I am not fond of magic realism and its use in this novel certainly affected my enjoyment.  As the novel progresses, the spirits become more prominent.  Unfortunately, they left me confused because I was never certain of their role.  Arese does mention that Aza’s “coming, strange and new, made me forget the rope and my wounds,” but it is Arese’s mother who teaches her the most important lesson:   “’In this world, you your own weapon.’”  On the march to New Orleans, she reminds herself, “Didn’t Mama say I was my own weapon?  That I was always enough to figure a way out?”  In the end, she repeats, “I am my own weapon” and even alludes to this in her last conversation with Aza.  So do the spirits help Arese to find her inner strength and help her realize that she must trust herself and her abilities?

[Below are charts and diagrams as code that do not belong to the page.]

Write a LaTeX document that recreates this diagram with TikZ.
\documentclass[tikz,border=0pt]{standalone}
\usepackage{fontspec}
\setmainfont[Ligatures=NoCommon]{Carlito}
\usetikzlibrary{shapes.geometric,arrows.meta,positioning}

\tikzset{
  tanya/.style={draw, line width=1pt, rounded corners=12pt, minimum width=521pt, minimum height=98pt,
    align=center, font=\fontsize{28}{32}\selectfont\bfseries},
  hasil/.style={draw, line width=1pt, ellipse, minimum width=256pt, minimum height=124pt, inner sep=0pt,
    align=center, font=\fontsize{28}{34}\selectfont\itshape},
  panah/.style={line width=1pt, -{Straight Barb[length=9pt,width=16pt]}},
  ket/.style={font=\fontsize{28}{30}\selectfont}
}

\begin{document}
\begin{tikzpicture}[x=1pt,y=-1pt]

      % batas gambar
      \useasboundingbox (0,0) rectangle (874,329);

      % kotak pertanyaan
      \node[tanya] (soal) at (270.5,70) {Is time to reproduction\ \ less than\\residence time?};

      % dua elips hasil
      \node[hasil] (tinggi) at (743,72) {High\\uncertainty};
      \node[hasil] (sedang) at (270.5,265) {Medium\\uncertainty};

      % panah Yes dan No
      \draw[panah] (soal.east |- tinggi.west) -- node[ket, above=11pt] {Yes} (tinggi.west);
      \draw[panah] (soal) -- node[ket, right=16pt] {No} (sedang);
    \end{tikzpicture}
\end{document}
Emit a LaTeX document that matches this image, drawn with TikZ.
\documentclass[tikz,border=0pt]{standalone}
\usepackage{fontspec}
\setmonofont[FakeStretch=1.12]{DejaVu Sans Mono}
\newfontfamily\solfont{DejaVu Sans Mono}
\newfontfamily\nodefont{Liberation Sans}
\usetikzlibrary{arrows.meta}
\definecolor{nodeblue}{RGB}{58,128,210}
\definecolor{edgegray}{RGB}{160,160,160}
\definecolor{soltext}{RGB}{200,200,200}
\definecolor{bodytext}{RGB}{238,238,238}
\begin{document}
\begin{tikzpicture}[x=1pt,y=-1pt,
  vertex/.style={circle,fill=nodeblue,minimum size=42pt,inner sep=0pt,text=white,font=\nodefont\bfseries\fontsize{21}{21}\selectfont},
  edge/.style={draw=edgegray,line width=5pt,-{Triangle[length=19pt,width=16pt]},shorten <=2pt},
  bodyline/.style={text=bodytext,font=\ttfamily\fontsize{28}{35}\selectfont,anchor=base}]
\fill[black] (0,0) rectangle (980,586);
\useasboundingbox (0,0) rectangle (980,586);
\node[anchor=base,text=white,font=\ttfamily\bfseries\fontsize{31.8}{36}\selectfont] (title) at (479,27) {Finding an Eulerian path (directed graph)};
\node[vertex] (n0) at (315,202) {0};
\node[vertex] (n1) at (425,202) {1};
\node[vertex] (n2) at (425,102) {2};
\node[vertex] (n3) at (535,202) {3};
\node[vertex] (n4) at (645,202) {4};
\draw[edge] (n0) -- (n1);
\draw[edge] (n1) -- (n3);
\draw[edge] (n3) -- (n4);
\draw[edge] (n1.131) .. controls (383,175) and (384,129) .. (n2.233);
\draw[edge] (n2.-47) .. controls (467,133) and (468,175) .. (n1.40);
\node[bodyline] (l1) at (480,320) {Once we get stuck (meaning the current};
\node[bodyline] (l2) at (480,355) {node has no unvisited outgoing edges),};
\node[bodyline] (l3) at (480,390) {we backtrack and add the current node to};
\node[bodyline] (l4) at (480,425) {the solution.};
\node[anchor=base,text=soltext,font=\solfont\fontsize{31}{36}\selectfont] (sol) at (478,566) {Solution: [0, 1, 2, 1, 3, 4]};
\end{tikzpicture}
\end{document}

The novel’s pace is slow and the reader probably won’t learn anything new about the horrors of slavery.  There is not a strong storyline; it could easily be summed up in one sentence.  As a result, I had difficulty connecting with the story.  And the more time Arese spent focusing on the spirits, the more quickly I found my interest waning. 

What stands out about the book is its language which can only be described as lyrical and beautiful.  In the first chapter, Arese describes her mother as “a woman who hides a tender heart:  a woman who tells me stories in a leaf-rustling whisper, a woman who burns like a sulfur lantern as she leads me through the world’s darkness.”  On the long walk to the slave market, Arese describes her loneliness:  “My longing for my mother spreads over me in a great fishing net and tightens, so whole I can feel it from my head to my middle to my feet.”  Poetic language is even used to describe pain:  “The men and women around me struggle upright, backs curled to the downpour like armadillos.  My body is one great bruise.  I groan, roll over on my stomach and retch.  I scuttle as well as I can away from the sick, but the rope tenses, so I crouch on all fours like the others, trying to inch out of the muddy ground.  The sky bellows over us.  I bow my head to the deluge, to the pain ricocheting through me.”

For me, however, this lyrical prose is incongruous.  Describing the brutality of slavery in such beautiful words seems inappropriate.  I also want more than just gorgeous diction:  more plot and more nuanced character development.  And less magical realism. 

Note:  I received an eARC from the publisher via NetGalley.